Grant applications will waste your time
A response to "Rejected Grants Are Good for You" by New Science
Niko McCarty at New Science recently published a post about how “Rejected grants are good for you”. The core claim, that writing grant applications isn’t as big of a waste of time as it seems, is based on a preprint by Kyle Myers which analyzed data from a previous paper about how scientists’ work changed during the COVID-19 pandemic1.
Having recently applied for an NIH grant, I would like to give my own perspective on this. In my experience, some of the output of grant application writing can be transferred to other scientific activities, but I’m not as optimistic about how much this matters.
Taking my recent F31 application as an example, I spent 67 hours working on the initial submission (which was rejected) and 32.5 hours working on the re-submission, for a total of 99.5 hours.

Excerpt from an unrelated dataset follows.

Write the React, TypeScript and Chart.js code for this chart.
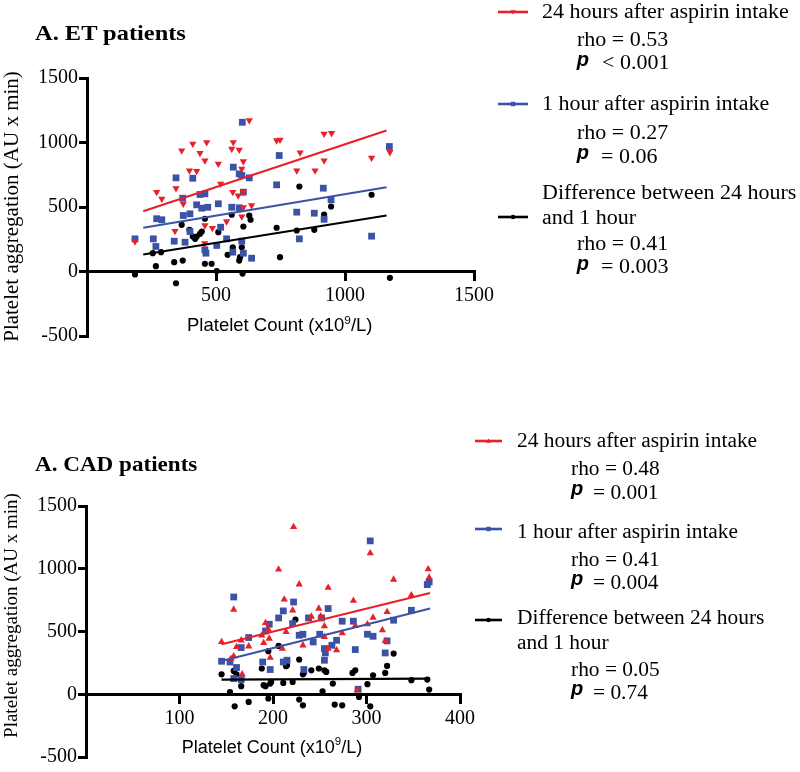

I was able to re-use several figures and paragraphs of text from my F31 application in my recent preprint, and I estimate this saved me about 20 hours of effort. I also will be able to re-use some of the bureaucratic paperwork (with minor to moderate changes) if I apply for more NIH grants in the future. Overall I estimate that out of 99.5 hours spent on the F31 application, I was able to save about 25 hours of effort on subsequent things.
This is not too far off from Myers’ statement that “at least one third of the effort spent on applications is scientifically useful”. I think if this hadn’t been my first NIH grant application and I didn’t have to do all the forms from scratch, the 1/3 number would probably be true for me as well.
But in my opinion there’s still a great deal of room for improvement here. It’s definitely not the case that if I didn’t apply for the grant, I wouldn’t have written up my results, made figures, and planned experiments. Furthermore, it wasn’t just me who spent time on my F31 application: the department has a full-time employee to manage grant paperwork, and she probably spent about 8 to 12 hours on my various materials.
As a final note, regarding time tradeoffs:
In a 2018 survey, scientists said that “at least one third of the effort spent on applications is scientifically useful,” Myers says. And "for each additional hour scientists report spending on fundraising, they report spending 6 minutes less engaged directly on their research,” Myers says.
In other words, more fundraising does not mean less research.
In contrast, “when scientists report spending an additional hour on teaching or administrative duties, they report spending 24 minutes less on their research."
In my experience, this is largely because teaching and administrative duties take place during normal workday hours and directly conflict with research, whereas grant writing can be done late at night, and trades off against things like sleeping, or spending time with family (or blog writing, for me).
There’s definitely a world of difference between the NIH and more agile organizations like New Science or the FTX Futures Fund. Grant applications may be a necessary evil, but their burden should be minimized.
One possible improvement would be to put out an initial call for applications based only on the scientific ideas (since working on those would be more transferrable to other projects), and then ask for bureaucratic information from those applicants whose ideas seem promising. The NIH already does this to some extent with their “Just in Time” forms, but I think this doesn’t go far enough. If you’re going to reject an application, it’s best to do so before wasting too much of the applicant’s time.
Unfortunately the data are not publicly available due to the IRB wanting to preserve participants’ privacy.
How much time would you say you spent on the NSF application?